-- Exercise requirements --
Leave the pictures out, and output exactly the lines from the one containing "Write the seaborn" through the one containing "from matplotlib.patches import".
Start of Record extracts
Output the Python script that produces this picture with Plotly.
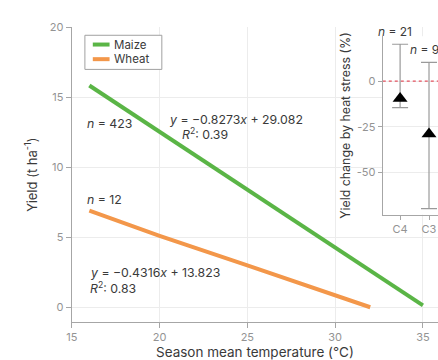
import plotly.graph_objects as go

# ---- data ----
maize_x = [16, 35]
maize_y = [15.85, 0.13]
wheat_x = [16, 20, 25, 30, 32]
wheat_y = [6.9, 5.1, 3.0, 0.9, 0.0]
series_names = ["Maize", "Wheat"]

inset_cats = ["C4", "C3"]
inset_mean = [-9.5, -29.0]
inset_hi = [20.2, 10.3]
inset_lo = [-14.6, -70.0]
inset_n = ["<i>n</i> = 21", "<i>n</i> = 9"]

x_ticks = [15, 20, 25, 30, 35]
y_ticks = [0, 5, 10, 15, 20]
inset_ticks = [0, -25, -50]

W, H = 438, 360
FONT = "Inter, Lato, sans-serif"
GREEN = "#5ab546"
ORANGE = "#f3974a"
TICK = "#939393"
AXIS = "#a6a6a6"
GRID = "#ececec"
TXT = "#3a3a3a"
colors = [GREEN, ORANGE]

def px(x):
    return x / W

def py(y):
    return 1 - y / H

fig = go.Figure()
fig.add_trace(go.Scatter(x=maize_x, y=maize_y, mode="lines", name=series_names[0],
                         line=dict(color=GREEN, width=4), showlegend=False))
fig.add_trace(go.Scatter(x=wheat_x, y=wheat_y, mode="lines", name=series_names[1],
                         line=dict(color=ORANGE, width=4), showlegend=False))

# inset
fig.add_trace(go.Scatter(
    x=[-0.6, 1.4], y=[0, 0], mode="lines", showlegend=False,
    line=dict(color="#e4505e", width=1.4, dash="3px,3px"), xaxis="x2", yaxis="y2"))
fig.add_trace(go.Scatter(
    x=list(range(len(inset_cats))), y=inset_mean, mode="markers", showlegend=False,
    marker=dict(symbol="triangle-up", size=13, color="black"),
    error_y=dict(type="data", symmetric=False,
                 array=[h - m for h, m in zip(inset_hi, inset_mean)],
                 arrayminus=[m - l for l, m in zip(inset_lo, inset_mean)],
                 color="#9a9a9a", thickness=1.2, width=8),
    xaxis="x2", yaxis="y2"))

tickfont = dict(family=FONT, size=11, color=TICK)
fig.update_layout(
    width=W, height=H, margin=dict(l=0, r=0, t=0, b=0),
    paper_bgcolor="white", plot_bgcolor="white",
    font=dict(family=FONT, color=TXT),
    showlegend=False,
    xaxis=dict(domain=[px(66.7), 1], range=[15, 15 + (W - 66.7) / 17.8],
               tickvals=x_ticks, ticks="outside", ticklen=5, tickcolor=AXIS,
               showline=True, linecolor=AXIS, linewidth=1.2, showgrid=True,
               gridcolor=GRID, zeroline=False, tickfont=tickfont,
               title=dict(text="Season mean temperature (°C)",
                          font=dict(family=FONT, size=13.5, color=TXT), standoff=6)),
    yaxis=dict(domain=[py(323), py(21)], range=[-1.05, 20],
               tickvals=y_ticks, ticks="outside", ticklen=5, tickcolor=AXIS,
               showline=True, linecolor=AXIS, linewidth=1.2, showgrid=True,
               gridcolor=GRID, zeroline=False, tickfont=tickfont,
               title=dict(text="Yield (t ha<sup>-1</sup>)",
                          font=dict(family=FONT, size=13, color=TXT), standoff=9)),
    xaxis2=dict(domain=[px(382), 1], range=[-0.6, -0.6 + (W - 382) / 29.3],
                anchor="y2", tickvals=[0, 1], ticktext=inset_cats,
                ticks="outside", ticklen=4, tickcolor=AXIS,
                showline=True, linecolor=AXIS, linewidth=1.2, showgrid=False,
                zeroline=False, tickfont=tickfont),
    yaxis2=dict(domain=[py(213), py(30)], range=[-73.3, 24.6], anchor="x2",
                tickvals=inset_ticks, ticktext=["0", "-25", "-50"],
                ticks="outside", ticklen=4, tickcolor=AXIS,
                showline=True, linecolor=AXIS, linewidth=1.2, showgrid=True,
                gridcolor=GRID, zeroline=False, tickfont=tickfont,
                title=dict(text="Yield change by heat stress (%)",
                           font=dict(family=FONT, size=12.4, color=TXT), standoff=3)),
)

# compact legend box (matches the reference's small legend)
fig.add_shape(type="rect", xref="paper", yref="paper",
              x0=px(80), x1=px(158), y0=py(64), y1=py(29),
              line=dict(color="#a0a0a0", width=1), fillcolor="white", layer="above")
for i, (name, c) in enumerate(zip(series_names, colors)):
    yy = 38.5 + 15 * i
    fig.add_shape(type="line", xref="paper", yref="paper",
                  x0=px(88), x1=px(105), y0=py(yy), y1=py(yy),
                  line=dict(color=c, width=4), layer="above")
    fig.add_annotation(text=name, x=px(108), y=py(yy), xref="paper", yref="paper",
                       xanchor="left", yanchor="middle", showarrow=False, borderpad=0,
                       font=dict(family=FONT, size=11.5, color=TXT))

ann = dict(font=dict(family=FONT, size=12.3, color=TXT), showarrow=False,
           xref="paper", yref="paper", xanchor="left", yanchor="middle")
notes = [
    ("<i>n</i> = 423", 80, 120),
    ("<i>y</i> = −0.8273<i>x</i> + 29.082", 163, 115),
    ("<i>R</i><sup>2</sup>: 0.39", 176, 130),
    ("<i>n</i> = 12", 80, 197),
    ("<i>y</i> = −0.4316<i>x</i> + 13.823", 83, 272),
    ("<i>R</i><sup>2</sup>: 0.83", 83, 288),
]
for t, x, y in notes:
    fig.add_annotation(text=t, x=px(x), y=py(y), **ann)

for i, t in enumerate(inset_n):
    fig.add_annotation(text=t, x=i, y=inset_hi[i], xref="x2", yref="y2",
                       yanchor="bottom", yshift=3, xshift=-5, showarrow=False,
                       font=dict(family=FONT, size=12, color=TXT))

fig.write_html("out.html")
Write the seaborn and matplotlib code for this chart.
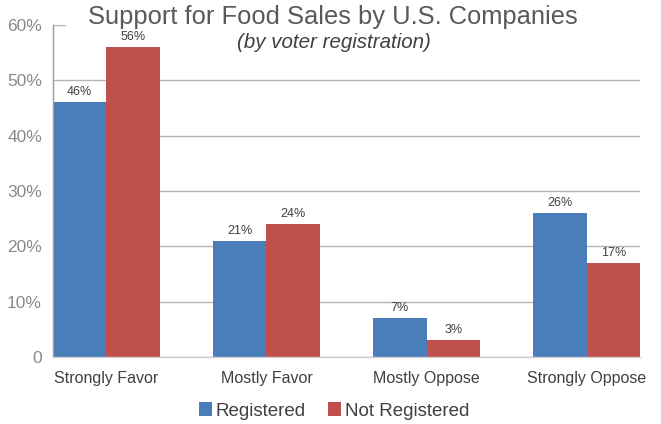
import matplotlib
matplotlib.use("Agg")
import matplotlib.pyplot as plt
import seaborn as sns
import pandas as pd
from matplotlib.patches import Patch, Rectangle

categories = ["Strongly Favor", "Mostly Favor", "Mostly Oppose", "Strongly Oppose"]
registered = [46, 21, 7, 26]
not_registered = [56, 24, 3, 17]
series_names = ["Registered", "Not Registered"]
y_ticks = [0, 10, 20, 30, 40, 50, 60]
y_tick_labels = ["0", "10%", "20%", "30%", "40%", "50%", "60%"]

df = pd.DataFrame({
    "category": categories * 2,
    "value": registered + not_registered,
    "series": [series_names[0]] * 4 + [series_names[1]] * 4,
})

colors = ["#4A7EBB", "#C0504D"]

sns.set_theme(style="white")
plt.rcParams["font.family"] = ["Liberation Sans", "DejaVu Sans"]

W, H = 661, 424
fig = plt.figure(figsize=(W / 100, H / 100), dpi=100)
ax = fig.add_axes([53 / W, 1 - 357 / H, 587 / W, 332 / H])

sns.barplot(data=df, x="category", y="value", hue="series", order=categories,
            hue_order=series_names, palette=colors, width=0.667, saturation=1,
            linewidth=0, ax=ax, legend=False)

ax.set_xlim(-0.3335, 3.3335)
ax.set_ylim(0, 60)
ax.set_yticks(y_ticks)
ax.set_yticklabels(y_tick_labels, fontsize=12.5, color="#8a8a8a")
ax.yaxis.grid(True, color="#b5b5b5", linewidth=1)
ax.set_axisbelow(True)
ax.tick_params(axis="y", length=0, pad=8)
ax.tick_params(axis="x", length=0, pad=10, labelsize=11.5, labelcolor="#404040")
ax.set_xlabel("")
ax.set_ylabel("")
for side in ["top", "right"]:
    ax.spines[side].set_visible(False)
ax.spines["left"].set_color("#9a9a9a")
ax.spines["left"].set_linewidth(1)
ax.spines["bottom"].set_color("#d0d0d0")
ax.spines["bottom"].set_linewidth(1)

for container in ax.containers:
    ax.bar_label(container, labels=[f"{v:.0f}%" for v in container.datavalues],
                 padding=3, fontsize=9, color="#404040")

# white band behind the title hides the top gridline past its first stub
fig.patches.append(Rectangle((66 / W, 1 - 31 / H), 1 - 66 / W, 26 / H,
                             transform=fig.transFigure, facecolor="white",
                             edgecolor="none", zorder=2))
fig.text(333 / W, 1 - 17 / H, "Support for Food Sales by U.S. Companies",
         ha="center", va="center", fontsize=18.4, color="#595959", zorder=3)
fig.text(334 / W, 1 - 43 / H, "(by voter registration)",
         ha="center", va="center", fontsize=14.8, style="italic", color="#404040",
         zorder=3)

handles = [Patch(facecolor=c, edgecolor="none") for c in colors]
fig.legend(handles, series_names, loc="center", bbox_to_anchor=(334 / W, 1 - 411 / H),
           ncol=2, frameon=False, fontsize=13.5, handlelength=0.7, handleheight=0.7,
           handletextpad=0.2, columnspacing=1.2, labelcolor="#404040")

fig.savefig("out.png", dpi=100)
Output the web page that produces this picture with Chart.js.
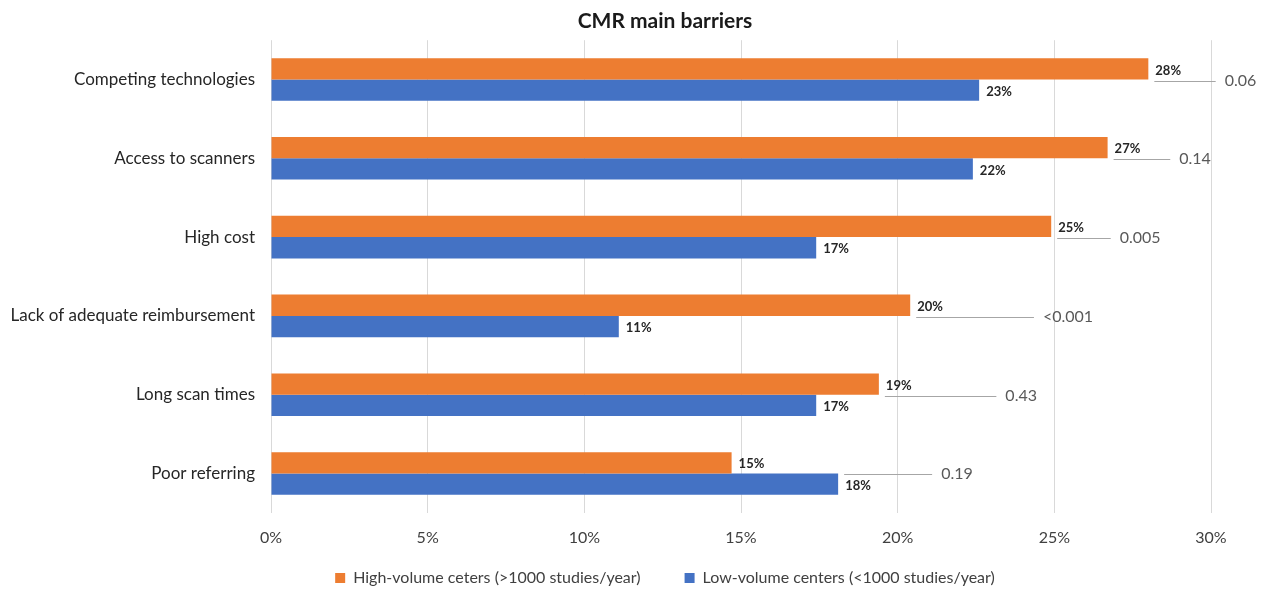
End of Record extracts
-- Result of this exercise --
Write the seaborn and matplotlib code for this chart.
import matplotlib
matplotlib.use("Agg")
import matplotlib.pyplot as plt
import seaborn as sns
import pandas as pd
from matplotlib.patches import Patch, Rectangle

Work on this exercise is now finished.